I'm always a bit hesitant to give kudos to a talented vocalist, for fear they'll go the way of Britney Spears or Justin Timberlake. Too often, a wholesome singer gets "big" then mutates overnight from a mild PG to a strong R, a definite turn-off.

With that disclaimer, let me recommend a new album from difficult-to-label Billy Gilman. "Everything and more" was in the "country" section at the store where I picked it up, but many of the cuts on the CD can hardly be called "country" in the traditional sense. The title cut (also a video, according to Gilman's website) spotlights the former boy soprano's new high tenor range. As a second tenor myself, I appreciate the ease with which he navigates the higher notes. The nearly two year exile imposed upon him is already paying dividends. "Looked into the wings," a later cut on the album, chronicles the young performer's angst as he wonders whether he'll ever sing again. This touching tribute to his manager Angela's unshakeable faith in him resonates with anyone who has ever had their best gift put in doubt.

Gilman sometimes sings as one teenager to another. "Missed you on Sunday" shows concern for a friend who is missing church and drifting toward the shadows. "Peaceable kingdom" is another hat-tip to Christianity, and indicative of the kind of soft-pedaled faith that won't please the fundamentalist, but is likely to build bridges to those seeking faith. In a day when many teens live in cocoons no bigger than their own high school, Billy shows sensitivity to world events. "Is anybody out there?" is a cry for help from a soldier wounded on a battlefield in Iraq. On the other hand, Billy's not afraid to lighten-up with the more honky-tonk sounding "Three words, two hearts, one kiss," a sure crowd pleaser.

Like any maturing artist, there's always room for improvement. Gilman's first instincts to exclude "Awaken the music" from the CD may have been correct. This modern interpretation of a Mozart composition includes rapid lyrics that are difficult to decipher; the song seems the odd-one-out stylistically.

Gilman's appeal is clear: implicit faith, wholesome lyrics, and the common touch. "Everything and more" was my Father's Day gift, but it has multi-generational appeal, if the number of times my sons played it in the car on our recent vacation is any indication.

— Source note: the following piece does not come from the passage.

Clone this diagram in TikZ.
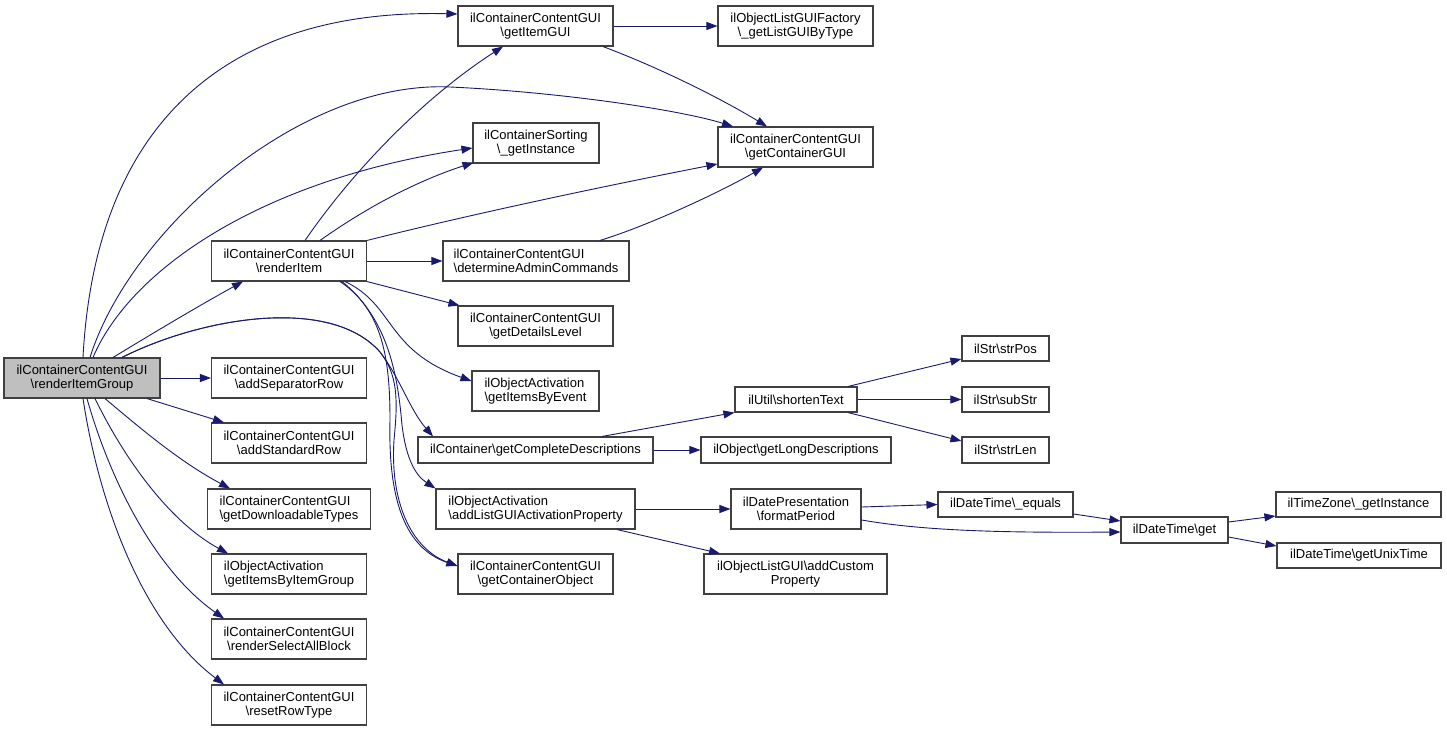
\documentclass[tikz,border=0pt]{standalone}
\usepackage{fontspec}
\setmainfont{Liberation Sans}
\usetikzlibrary{arrows.meta,calc}
\definecolor{edgecol}{HTML}{191970}
\definecolor{boxline}{HTML}{404040}
\definecolor{graybox}{HTML}{BFBFBF}
\tikzset{
  box/.style={draw=boxline,line width=1.1pt,fill=white,inner sep=0pt,align=center,
    font=\fontsize{13}{14}\selectfont,minimum height=40pt},
  lbox/.style={box,align=left},
  sbox/.style={box,minimum height=25pt},
  edge/.style={draw=edgecol,line width=0.9pt,-{Triangle[length=11pt,width=8pt]}}
}
\begin{document}
\begin{tikzpicture}[x=1pt,y=-1pt]
\useasboundingbox (0,0) rectangle (1447,731);
% nodes
\node[box,fill=graybox,minimum width=156pt] (rig) at (82,378) {ilContainerContentGUI\\\textbackslash renderItemGroup};
\node[box,minimum width=155pt] (gig) at (535.5,26) {ilContainerContentGUI\\\textbackslash getItemGUI};
\node[box,minimum width=155pt] (lgt) at (795.5,26) {ilObjectListGUIFactory\\\textbackslash\_getListGUIByType};
\node[box,minimum width=155pt] (gcg) at (795.5,147) {ilContainerContentGUI\\\textbackslash getContainerGUI};
\node[box,minimum width=126pt] (srt) at (536,143) {ilContainerSorting\\\textbackslash\_getInstance};
\node[box,minimum width=155pt] (ri) at (289,261) {ilContainerContentGUI\\\textbackslash renderItem};
\node[lbox,minimum width=186pt] (dac) at (536,261) {ilContainerContentGUI\\\textbackslash determineAdminCommands};
\node[box,minimum width=155pt] (gdl) at (535.5,326) {ilContainerContentGUI\\\textbackslash getDetailsLevel};
\node[lbox,minimum width=127pt] (gie) at (535.5,391) {ilObjectActivation\\\textbackslash getItemsByEvent};
\node[box,minimum width=155pt] (asr) at (289,378) {ilContainerContentGUI\\\textbackslash addSeparatorRow};
\node[box,minimum width=155pt] (ast) at (289,443) {ilContainerContentGUI\\\textbackslash addStandardRow};
\node[lbox,minimum width=163pt] (gdt) at (289,509) {ilContainerContentGUI\\\textbackslash getDownloadableTypes};
\node[lbox,minimum width=155pt] (gib) at (289,574) {ilObjectActivation\\\textbackslash getItemsByItemGroup};
\node[box,minimum width=155pt] (rsa) at (289,639) {ilContainerContentGUI\\\textbackslash renderSelectAllBlock};
\node[box,minimum width=155pt] (rrt) at (289,705) {ilContainerContentGUI\\\textbackslash resetRowType};
\node[box,minimum width=235pt,minimum height=26pt] (gcd) at (535.5,450) {ilContainer\textbackslash getCompleteDescriptions};
\node[lbox,minimum width=199pt] (alp) at (535.5,509) {ilObjectActivation\\\textbackslash addListGUIActivationProperty};
\node[box,minimum width=155pt] (gco) at (535.5,574) {ilContainerContentGUI\\\textbackslash getContainerObject};
\node[sbox,minimum width=122pt] (st) at (796,399.5) {ilUtil\textbackslash shortenText};
\node[box,minimum width=190pt,minimum height=26pt] (gld) at (796,450) {ilObject\textbackslash getLongDescriptions};
\node[box,minimum width=130pt] (fp) at (796,509) {ilDatePresentation\\\textbackslash formatPeriod};
\node[box,minimum width=183pt] (acp) at (795.5,574) {ilObjectListGUI\textbackslash addCustom\\Property};
\node[sbox,minimum width=87pt] (sp) at (1005.5,348.5) {ilStr\textbackslash strPos};
\node[sbox,minimum width=87pt] (ss) at (1005.5,399.5) {ilStr\textbackslash subStr};
\node[sbox,minimum width=87pt,minimum height=26pt] (sl) at (1005.5,450) {ilStr\textbackslash strLen};
\node[sbox,minimum width=135pt] (eq) at (1005.5,504.5) {ilDateTime\textbackslash\_equals};
\node[sbox,minimum width=107pt,minimum height=26pt] (get) at (1174.5,530) {ilDateTime\textbackslash get};
\node[sbox,minimum width=165pt] (tz) at (1358.5,504.5) {ilTimeZone\textbackslash\_getInstance};
\node[sbox,minimum width=164pt] (ut) at (1359,555.5) {ilDateTime\textbackslash getUnixTime};
% edges from renderItemGroup
\draw[edge] ($(rig.north)+(1,0)$) .. controls (95,130) and (220,8) .. ($(gig.west)+(0,-12)$);
\draw[edge] ($(rig.north)+(8,0)$) .. controls (130,230) and (300,80) .. (450,87) .. controls (560,92) and (680,110) .. ($(gcg.north)+(-62.5,0)$);
\draw[edge] ($(rig.north)+(11,0)$) .. controls (130,270) and (260,180) .. ($(srt.west)+(0,5)$);
\draw[edge] ($(rig.north)+(31,0)$) .. controls (150,335) and (200,305) .. ($(ri.south)+(-46,0)$);
\draw[edge] ($(rig.north)+(40,0)$) .. controls (200,318) and (330,295) .. (380,352) .. controls (400,378) and (410,410) .. ($(gcd.north)+(-102.5,0)$);
\draw[edge] ($(rig.north)+(40,0)$) .. controls (200,318) and (330,295) .. (380,352) .. controls (398,375) and (398,400) .. (394,440) .. controls (390,500) and (410,548) .. ($(gco.west)+(0,-8)$);
\draw[edge] (rig.east) -- (asr.west);
\draw[edge] ($(rig.south)+(65,0)$) -- ($(ast.north)+(-65,0)$);
\draw[edge] ($(rig.south)+(23,0)$) .. controls (140,428) and (180,462) .. ($(gdt.north)+(-59,0)$);
\draw[edge] ($(rig.south)+(13,0)$) .. controls (125,460) and (170,522) .. ($(gib.north)+(-61,0)$);
\draw[edge] ($(rig.south)+(5,0)$) .. controls (110,480) and (155,570) .. ($(rsa.north)+(-65,0)$);
\draw[edge] ($(rig.south)+(1,0)$) .. controls (100,510) and (145,625) .. ($(rrt.north)+(-65,0)$);
% edges from renderItem
\draw[edge] ($(ri.north)+(16,0)$) .. controls (350,175) and (420,100) .. ($(gig.south)+(-32.5,0)$);
\draw[edge] ($(ri.north)+(31,0)$) .. controls (370,205) and (420,180) .. ($(srt.south west)+(1,-1)$);
\draw[edge] (ri.north east) .. controls (480,212) and (620,183) .. ($(gcg.west)+(0,17)$);
\draw[edge] (ri.east) -- (dac.west);
\draw[edge] (ri.south east) -- ($(gdl.north west)+(2,0)$);
\draw[edge] ($(ri.south)+(56,0)$) .. controls (395,305) and (385,350) .. ($(gie.west)+(0,-10)$);
\draw[edge] ($(ri.south)+(53,0)$) .. controls (390,320) and (398,380) .. (402,425) .. controls (406,458) and (415,475) .. (alp.north west);
\draw[edge] ($(ri.south)+(51,0)$) .. controls (383,310) and (390,360) .. (390,420) .. controls (388,500) and (405,548) .. ($(gco.west)+(0,-8)$);
% other edges
\draw[edge] (gig.east) -- (lgt.west);
\draw[edge] ($(gig.south)+(67.5,0)$) .. controls (660,68) and (720,98) .. ($(gcg.north)+(-28.5,0)$);
\draw[edge] ($(dac.north)+(64,0)$) .. controls (650,225) and (720,192) .. ($(gcg.south)+(-32.5,0)$);
\draw[edge] ($(gcd.north)+(66.5,0)$) -- (st.south west);
\draw[edge] (gcd.east) -- (gld.west);
\draw[edge] ($(st.north)+(52,0)$) -- ($(sp.west)+(0,10.5)$);
\draw[edge] (st.east) -- (ss.west);
\draw[edge] ($(st.south)+(52,0)$) -- ($(sl.west)+(0,-9)$);
\draw[edge] (alp.east) -- (fp.west);
\draw[edge] ($(alp.south)+(81.5,0)$) -- ($(acp.north)+(-75.5,0)$);
\draw[edge] ($(fp.east)+(0,-2)$) -- (eq.west);
\draw[edge] ($(fp.east)+(0,11)$) .. controls (920,530) and (990,533) .. ($(get.west)+(0,2)$);
\draw[edge] ($(eq.east)+(0,9.5)$) -- ($(get.west)+(0,-9)$);
\draw[edge] ($(get.east)+(0,-8)$) -- ($(tz.west)+(0,11.5)$);
\draw[edge] ($(get.east)+(0,7)$) -- ($(ut.west)+(0,-9.5)$);
\end{tikzpicture}
\end{document}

It's an auspicious return to the stage for a likeable star with a bright future. Keep up the good work, Billy, and never give anyone a reason to miss you on Sunday.


At 2:38 PM, Anonymous Anonymous said...

According to the leaflet that comes with the CD "Everything and more", the song "Looked into the wings" is actually about Billy Gilman's manager, not his vocal coach. Also, his manager's name is Angela, not Sandy. In the song "Missed you on Sunday", no where does it say it is from one friend to another. The relationship is very unclear.

At 3:07 PM, Blogger Double Birdie said...

Hey, anon, you're exactly right! I've update the review to reflect your corrections. As for "Missed you on Sunday," he does mention walking someone home "through the danger zone." It probably is a female friend who is now going a bit crazy. Ever see the movie "13"? I think that's what this song is getting at.

Thanks for the comment, and keep reading!